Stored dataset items
((
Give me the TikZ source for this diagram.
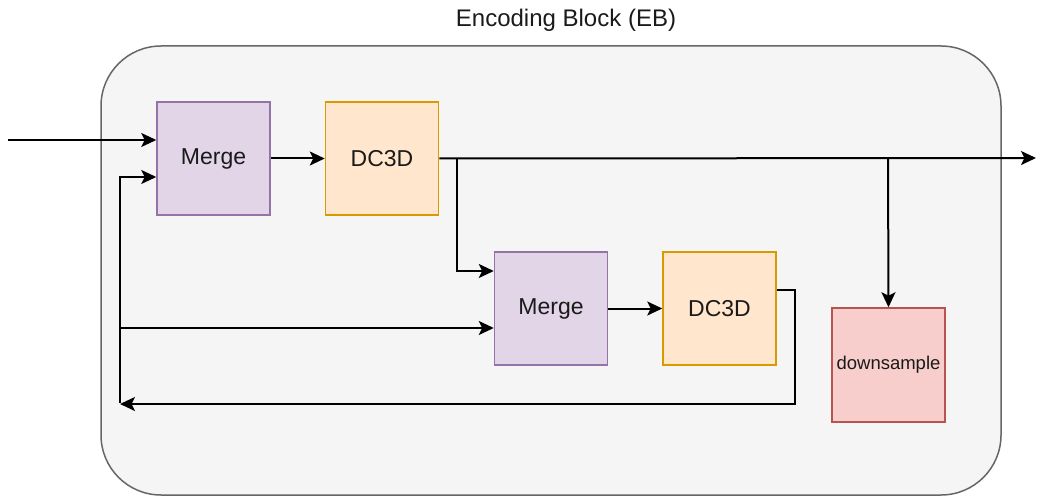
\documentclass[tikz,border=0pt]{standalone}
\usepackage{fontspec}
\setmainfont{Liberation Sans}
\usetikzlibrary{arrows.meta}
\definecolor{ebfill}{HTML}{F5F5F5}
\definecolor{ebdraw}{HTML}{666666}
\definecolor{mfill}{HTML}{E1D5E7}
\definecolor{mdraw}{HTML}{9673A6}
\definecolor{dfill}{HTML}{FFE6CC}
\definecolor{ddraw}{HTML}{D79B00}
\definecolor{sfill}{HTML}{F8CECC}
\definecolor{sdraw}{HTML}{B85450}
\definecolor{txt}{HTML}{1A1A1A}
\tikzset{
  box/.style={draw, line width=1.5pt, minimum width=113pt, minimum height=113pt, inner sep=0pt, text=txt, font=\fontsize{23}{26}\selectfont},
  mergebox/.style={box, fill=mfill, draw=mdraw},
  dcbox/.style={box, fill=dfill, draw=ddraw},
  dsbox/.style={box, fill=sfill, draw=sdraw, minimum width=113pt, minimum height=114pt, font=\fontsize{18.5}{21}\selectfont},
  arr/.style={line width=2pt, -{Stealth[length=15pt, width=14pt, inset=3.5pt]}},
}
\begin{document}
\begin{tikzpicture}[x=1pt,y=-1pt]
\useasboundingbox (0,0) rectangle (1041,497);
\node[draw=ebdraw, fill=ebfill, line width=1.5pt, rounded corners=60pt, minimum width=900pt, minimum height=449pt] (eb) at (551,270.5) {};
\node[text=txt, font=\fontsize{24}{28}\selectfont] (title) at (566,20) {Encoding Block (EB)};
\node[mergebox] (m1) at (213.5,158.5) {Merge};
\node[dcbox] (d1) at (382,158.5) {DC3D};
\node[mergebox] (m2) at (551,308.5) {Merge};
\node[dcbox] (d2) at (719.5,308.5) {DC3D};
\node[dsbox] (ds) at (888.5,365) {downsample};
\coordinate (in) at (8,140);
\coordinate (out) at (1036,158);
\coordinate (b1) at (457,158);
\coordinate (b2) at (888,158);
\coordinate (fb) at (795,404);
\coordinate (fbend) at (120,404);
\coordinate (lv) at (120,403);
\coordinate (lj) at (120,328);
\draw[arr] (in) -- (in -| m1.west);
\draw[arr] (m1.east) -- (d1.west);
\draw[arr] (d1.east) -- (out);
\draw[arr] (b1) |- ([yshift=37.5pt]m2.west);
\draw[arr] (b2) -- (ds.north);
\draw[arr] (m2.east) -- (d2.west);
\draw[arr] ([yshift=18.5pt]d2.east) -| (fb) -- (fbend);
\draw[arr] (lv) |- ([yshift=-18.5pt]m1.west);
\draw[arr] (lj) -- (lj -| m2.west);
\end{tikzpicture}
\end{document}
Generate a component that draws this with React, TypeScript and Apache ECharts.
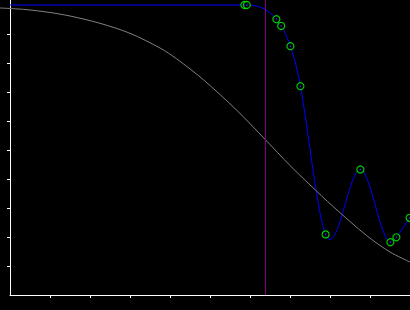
))
# [PROBLEM REQUIREMENTS]
Copy every entry exactly as written. Pictures are excluded.

# [FULL OUTPUT]
Give me the TikZ source for this diagram.
\documentclass[tikz,border=0pt]{standalone}
\usepackage{fontspec}
\setmainfont{Liberation Sans}
\usetikzlibrary{arrows.meta}
\definecolor{ebfill}{HTML}{F5F5F5}
\definecolor{ebdraw}{HTML}{666666}
\definecolor{mfill}{HTML}{E1D5E7}
\definecolor{mdraw}{HTML}{9673A6}
\definecolor{dfill}{HTML}{FFE6CC}
\definecolor{ddraw}{HTML}{D79B00}
\definecolor{sfill}{HTML}{F8CECC}
\definecolor{sdraw}{HTML}{B85450}
\definecolor{txt}{HTML}{1A1A1A}
\tikzset{
  box/.style={draw, line width=1.5pt, minimum width=113pt, minimum height=113pt, inner sep=0pt, text=txt, font=\fontsize{23}{26}\selectfont},
  mergebox/.style={box, fill=mfill, draw=mdraw},
  dcbox/.style={box, fill=dfill, draw=ddraw},
  dsbox/.style={box, fill=sfill, draw=sdraw, minimum width=113pt, minimum height=114pt, font=\fontsize{18.5}{21}\selectfont},
  arr/.style={line width=2pt, -{Stealth[length=15pt, width=14pt, inset=3.5pt]}},
}
\begin{document}
\begin{tikzpicture}[x=1pt,y=-1pt]
\useasboundingbox (0,0) rectangle (1041,497);
\node[draw=ebdraw, fill=ebfill, line width=1.5pt, rounded corners=60pt, minimum width=900pt, minimum height=449pt] (eb) at (551,270.5) {};
\node[text=txt, font=\fontsize{24}{28}\selectfont] (title) at (566,20) {Encoding Block (EB)};
\node[mergebox] (m1) at (213.5,158.5) {Merge};
\node[dcbox] (d1) at (382,158.5) {DC3D};
\node[mergebox] (m2) at (551,308.5) {Merge};
\node[dcbox] (d2) at (719.5,308.5) {DC3D};
\node[dsbox] (ds) at (888.5,365) {downsample};
\coordinate (in) at (8,140);
\coordinate (out) at (1036,158);
\coordinate (b1) at (457,158);
\coordinate (b2) at (888,158);
\coordinate (fb) at (795,404);
\coordinate (fbend) at (120,404);
\coordinate (lv) at (120,403);
\coordinate (lj) at (120,328);
\draw[arr] (in) -- (in -| m1.west);
\draw[arr] (m1.east) -- (d1.west);
\draw[arr] (d1.east) -- (out);
\draw[arr] (b1) |- ([yshift=37.5pt]m2.west);
\draw[arr] (b2) -- (ds.north);
\draw[arr] (m2.east) -- (d2.west);
\draw[arr] ([yshift=18.5pt]d2.east) -| (fb) -- (fbend);
\draw[arr] (lv) |- ([yshift=-18.5pt]m1.west);
\draw[arr] (lj) -- (lj -| m2.west);
\end{tikzpicture}
\end{document}
Generate a component that draws this with React, TypeScript and Apache ECharts.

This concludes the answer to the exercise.